The BEF advanced to the southern heights above the Aisne Valley expecting the German Army to be in headlong retreat. The Germans, however, having been reinforced with troops and artillery from the fall of Maubeuge, found themselves in a stronger position than previously thought and were thus determined to hold the line of the Chemin des Dames if at all possible to give them time to reorganize. They were still a formidable fighting force and never far from the thinking of the strategists at German General Headquarters (OHL) was the possibility of outflanking the Allied armies by moving west – a strategy which was mirrored by the French and British – and as the Aisne fighting lurched into stalemate, so the sidestep movements towards the channel coast to the north gathered pace.

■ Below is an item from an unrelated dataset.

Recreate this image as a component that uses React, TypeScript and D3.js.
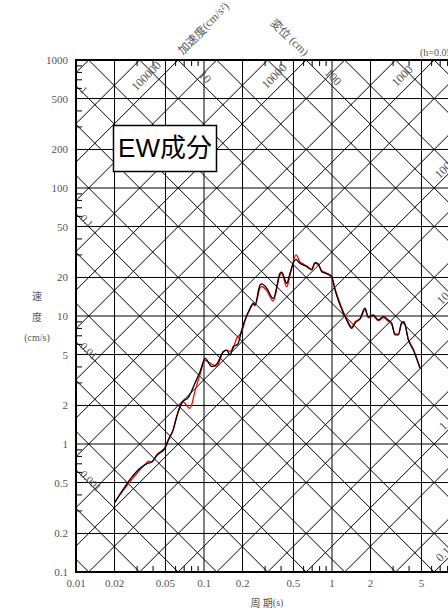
import React from 'react';
import * as d3 from 'd3';

// ---- axis data ----
const xTicks = [0.01, 0.02, 0.05, 0.1, 0.2, 0.5, 1, 2, 5, 10];
const xTickLabels = ['0.01', '0.02', '0.05', '0.1', '0.2', '0.5', '1', '2', '5', '10'];
const yTicks = [0.1, 0.2, 0.5, 1, 2, 5, 10, 20, 50, 100, 200, 500, 1000];
const yTickLabels = ['0.1', '0.2', '0.5', '1', '2', '5', '10', '20', '50', '100', '200', '500', '1000'];
const minorMantissa = [3, 4, 6, 7, 8, 9];
const lineMantissa = [1, 2, 5];
const dispExponents = [-5, -4, -3, -2, -1, 0, 1, 2, 3];
const accExponents = [-3, -2, -1, 0, 1, 2, 3, 4, 5, 6, 7];

// diagonal labels
const dispLeftLabels = [1, 0.1, 0.01, 0.001];
const dispLeftText = ['1', '0.1', '0.01', '0.001'];
const dispTopLabels = [10, 100];
const dispTopText = ['10', '100'];
const accTopLabels = [100000, 10000, 1000];
const accTopText = ['100000', '10000', '1000'];
const accRightLabels = [100, 10, 1, 0.1];
const accRightText = ['100', '10', '1', '0.1'];

// ---- series data (period s, velocity cm/s) ----
const periodsBlack = [0.02, 0.0356, 0.039, 0.043, 0.0496, 0.0526, 0.0575, 0.0612, 0.0682, 0.075, 0.0851, 0.0931, 0.102, 0.115, 0.1256, 0.1415, 0.15, 0.16, 0.169, 0.184, 0.197, 0.209, 0.229, 0.243, 0.25, 0.274, 0.282, 0.309, 0.348, 0.393, 0.405, 0.443, 0.47, 0.514, 0.524, 0.562, 0.597, 0.634, 0.694, 0.736, 0.781, 0.831, 0.882, 0.935, 0.995, 1.055, 1.155, 1.3, 1.43, 1.51, 1.66, 1.81, 1.92, 2.1, 2.3, 2.52, 2.75, 2.93, 3.1, 3.3, 3.51, 3.65, 3.95, 4.32, 4.87];
const velBlack = [0.346, 0.7, 0.72, 0.82, 0.925, 1.07, 1.29, 1.63, 2.14, 2.29, 3.0, 3.67, 4.67, 4.02, 4.2, 5.26, 5.42, 4.95, 5.75, 6.04, 7.78, 9.31, 11.5, 12.6, 12.2, 17.5, 17.8, 16.5, 13.7, 21.6, 22.0, 18.0, 21.6, 27.4, 27.6, 25.8, 25.0, 24.3, 22.9, 26.1, 25.5, 22.2, 21.6, 21.3, 20.3, 16.0, 12.2, 9.31, 8.01, 8.77, 9.59, 11.5, 9.82, 10.2, 9.31, 9.89, 9.31, 8.77, 7.11, 7.11, 8.97, 9.03, 6.49, 5.42, 3.9];

const periodsRed = [0.02, 0.0356, 0.037, 0.039, 0.043, 0.0496, 0.0526, 0.0575, 0.0612, 0.0682, 0.0778, 0.0851, 0.0931, 0.102, 0.115, 0.1256, 0.1415, 0.15, 0.16, 0.169, 0.18, 0.197, 0.209, 0.229, 0.243, 0.25, 0.274, 0.282, 0.309, 0.348, 0.393, 0.405, 0.443, 0.47, 0.524, 0.562, 0.597, 0.634, 0.694, 0.736, 0.781, 0.831, 0.882, 0.935, 0.995, 1.055, 1.155, 1.3, 1.43, 1.51, 1.66, 1.81, 1.92, 2.1, 2.3, 2.52, 2.75, 2.93, 3.1, 3.3, 3.51, 3.65, 3.95, 4.32, 4.87];
const velRed = [0.352, 0.71, 0.735, 0.725, 0.83, 0.94, 1.08, 1.3, 1.65, 2.14, 1.9, 2.6, 3.5, 4.5, 4.2, 4.06, 5.26, 5.4, 5.3, 5.6, 6.7, 7.5, 9.2, 11.3, 12.4, 12.0, 16.6, 17.0, 15.8, 13.1, 21.0, 21.5, 16.9, 21.0, 30.0, 26.4, 25.5, 24.6, 23.2, 25.8, 25.2, 22.6, 21.9, 21.0, 20.0, 16.4, 12.5, 9.5, 8.2, 9.0, 9.5, 11.2, 9.7, 10.0, 9.2, 9.7, 9.1, 8.6, 7.3, 7.2, 8.8, 8.9, 6.6, 5.5, 3.95];

const W = 448;
const H = 613;
const left = 76;
const right = 460;
const top = 60;
const bottom = 572;

const serif = '"Liberation Serif", "DejaVu Serif", serif';
const cjk = '"Noto Sans CJK JP", "Noto Sans", sans-serif';
const sans = '"Liberation Sans", "Noto Sans CJK JP", sans-serif';
const textGray = '#555';

export default function App() {
  const x = d3.scaleLog().domain([0.01, 10]).range([left, right]);
  const y = d3.scaleLog().domain([0.1, 1000]).range([bottom, top]);
  const TWO_PI = 2 * Math.PI;

  const dispValues: number[] = [];
  dispExponents.forEach((e) => lineMantissa.forEach((m) => dispValues.push(m * Math.pow(10, e))));
  const accValues: number[] = [];
  accExponents.forEach((e) => lineMantissa.forEach((m) => accValues.push(m * Math.pow(10, e))));

  const t0 = 0.01;
  const t1 = 10;
  // displacement: V = 2*pi*D/T ; acceleration: V = A*T/(2*pi)
  const dispLine = (D: number) => ({ x1: x(t0), y1: y((TWO_PI * D) / t0), x2: x(t1), y2: y((TWO_PI * D) / t1) });
  const accLine = (A: number) => ({ x1: x(t0), y1: y((A * t0) / TWO_PI), x2: x(t1), y2: y((A * t1) / TWO_PI) });

  const dispYatX = (D: number, px: number) => y((TWO_PI * D) / x.invert(px));
  const dispXatY = (D: number, py: number) => x((TWO_PI * D) / y.invert(py));
  const accYatX = (A: number, px: number) => y((A * x.invert(px)) / TWO_PI);
  const accXatY = (A: number, py: number) => x((TWO_PI * y.invert(py)) / A);

  const minorX: number[] = [];
  [-2, -1, 0].forEach((e) => minorMantissa.forEach((m) => minorX.push(m * Math.pow(10, e))));
  const minorY: number[] = [];
  [-1, 0, 1, 2].forEach((e) => minorMantissa.forEach((m) => minorY.push(m * Math.pow(10, e))));

  const line = d3
    .line<[number, number]>()
    .x((d) => x(d[0]))
    .y((d) => y(d[1]))
    .curve(d3.curveMonotoneX);
  const blackData = periodsBlack.map((p, i) => [p, velBlack[i]] as [number, number]);
  const redData = periodsRed.map((p, i) => [p, velRed[i]] as [number, number]);

  const tickLen = 6;

  return (
    <svg width={W} height={H} style={{ position: 'absolute', left: 0, top: 0, background: '#fff' }}>
      <defs>
        <clipPath id="plot">
          <rect x={left} y={top} width={right - left} height={bottom - top} />
        </clipPath>
      </defs>
      <rect x={0} y={0} width={W} height={H} fill="#fff" />
      <g clipPath="url(#plot)">
        {xTicks.map((t) => (
          <line key={'gx' + t} x1={x(t)} x2={x(t)} y1={top} y2={bottom} stroke="#000" strokeWidth={1} />
        ))}
        {yTicks.map((t) => (
          <line key={'gy' + t} x1={left} x2={right} y1={y(t)} y2={y(t)} stroke="#000" strokeWidth={1} />
        ))}
        {dispValues.map((D) => {
          const l = dispLine(D);
          return <line key={'d' + D} {...l} stroke="#000" strokeWidth={1} />;
        })}
        {accValues.map((A) => {
          const l = accLine(A);
          return <line key={'a' + A} {...l} stroke="#000" strokeWidth={1} />;
        })}
        {minorX.map((t) => (
          <g key={'mx' + t}>
            <line x1={x(t)} x2={x(t)} y1={top} y2={top + tickLen} stroke="#000" strokeWidth={1} />
            <line x1={x(t)} x2={x(t)} y1={bottom} y2={bottom - tickLen} stroke="#000" strokeWidth={1} />
          </g>
        ))}
        {minorY.map((t) => (
          <g key={'my' + t}>
            <line x1={left} x2={left + tickLen} y1={y(t)} y2={y(t)} stroke="#000" strokeWidth={1} />
            <line x1={right} x2={right - tickLen} y1={y(t)} y2={y(t)} stroke="#000" strokeWidth={1} />
          </g>
        ))}
        {dispLeftLabels.map((D, i) => {
          const px = left + 6;
          const py = dispYatX(D, px) - 4;
          return (
            <text key={'dl' + D} transform={`translate(${px},${py}) rotate(45)`} fontFamily={serif} fontSize={11} fill={textGray} textAnchor="start" dominantBaseline="central">
              {dispLeftText[i]}
            </text>
          );
        })}
        {dispTopLabels.map((D, i) => {
          const cy = 77;
          const cx = dispXatY(D, cy) + 10;
          return (
            <text key={'dt' + D} transform={`translate(${cx},${cy}) rotate(45)`} fontFamily={serif} fontSize={12} fill={textGray} textAnchor="middle" dominantBaseline="central">
              {dispTopText[i]}
            </text>
          );
        })}
      </g>
      {accTopLabels.map((A, i) => {
        const cy = 76;
        const cx = accXatY(A, cy) - 16;
        return (
          <text key={'at' + A} transform={`translate(${cx},${cy}) rotate(-45)`} fontFamily={serif} fontSize={12} fill={textGray} textAnchor="middle" dominantBaseline="central">
            {accTopText[i]}
          </text>
        );
      })}
      {accRightLabels.map((A, i) => {
        const cx = 443;
        const cy = accYatX(A, cx) - 9;
        return (
          <text key={'ar' + A} transform={`translate(${cx},${cy}) rotate(-45)`} fontFamily={serif} fontSize={12} fill={textGray} textAnchor="middle" dominantBaseline="central">
            {accRightText[i]}
          </text>
        );
      })}
      {/* EW box */}
      <rect x={113.5} y={125.5} width={103} height={46} fill="#fff" stroke="#000" strokeWidth={1.5} />
      <text x={165} y={157} textAnchor="middle" fontFamily={sans} fontSize={26} fill="#000">
        EW成分
      </text>
      {/* curves */}
      <g clipPath="url(#plot)">
        <path d={line(redData) || ''} fill="none" stroke="#f00" strokeWidth={1.3} />
        <path d={line(blackData) || ''} fill="none" stroke="#000" strokeWidth={1.3} />
      </g>
      {/* frame */}
      <rect x={left} y={top} width={right - left} height={bottom - top} fill="none" stroke="#000" strokeWidth={2} />
      {/* tick labels */}
      {xTicks.map((t, i) => (
        <text key={'xl' + t} x={x(t)} y={587} textAnchor="middle" fontFamily={serif} fontSize={11} fill={textGray}>
          {xTickLabels[i]}
        </text>
      ))}
      {yTicks.map((t, i) => (
        <text key={'yl' + t} x={68} y={y(t)} textAnchor="end" dominantBaseline="central" fontFamily={serif} fontSize={11} fill={textGray}>
          {yTickLabels[i]}
        </text>
      ))}
      {/* axis titles */}
      <text x={37} y={295} textAnchor="middle" dominantBaseline="central" fontFamily={cjk} fontSize={10} fill={textGray}>速</text>
      <text x={37} y={316} textAnchor="middle" dominantBaseline="central" fontFamily={cjk} fontSize={10} fill={textGray}>度</text>
      <text x={37} y={337} textAnchor="middle" dominantBaseline="central" fontFamily={serif} fontSize={10} fill={textGray}>(cm/s)</text>
      <text x={267} y={602} textAnchor="middle" dominantBaseline="central" fontSize={10} fill={textGray}>
        <tspan fontFamily={cjk}>周 期</tspan>
        <tspan fontFamily={serif}>(s)</tspan>
      </text>
      <text transform="translate(203,28) rotate(-45)" textAnchor="middle" dominantBaseline="central" fontSize={11.5} fill={textGray}>
        <tspan fontFamily={cjk}>加速度</tspan>
        <tspan fontFamily={serif}>(cm/s²)</tspan>
      </text>
      <text transform="translate(290,37) rotate(45)" textAnchor="middle" dominantBaseline="central" fontSize={11.5} fill={textGray}>
        <tspan fontFamily={cjk}>変位</tspan>
        <tspan fontFamily={serif}> (cm)</tspan>
      </text>
      <text x={420} y={56} fontFamily={serif} fontSize={10} fill={textGray}>
        (h=0.05)
      </text>
    </svg>
  );
}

Expecting to advance in pursuit of a beaten enemy, GHQ had neglected to order any advanced technical reconnaissance by Royal Engineers officers to make assessments as to the equipment required to effect temporary crossings of the Aisne. The heavy bridging trains were still at least a day’s march behind the main body of the BEF and there appeared to be a naivety overshadowing the ability of GHQ to consider that the situation ahead of them was fluid and could change at any moment. Yet there was a least one reconnaissance north of the river conducted before the main body of the BEF arrived. Lieutenant Archibald Harrison and trooper Ben Clouting of 4/Dragoon Guards crossed the river on 11 September and reconnoitred as far as the village of Moulins where they apparently remained until the British arrived in the village a few days later. Rather frustratingly Clouting does not disclose if any useful intelligence was gathered and to whom it was delivered and we can only speculate as to why GHQ failed to appreciate that the situation north of the river on the nights of 11 and 12 September was entirely different to that of 13 September. Had Operational Order No. 22, issued on 11 September, been notice of a coordinated plan of attack – instead of one of pursuit – and had Sir John demanded a vigorous assault, there may have been a different outcome to the battle. In fact none of the operational orders issued at this time ever disclosed the intentions of Sir John French.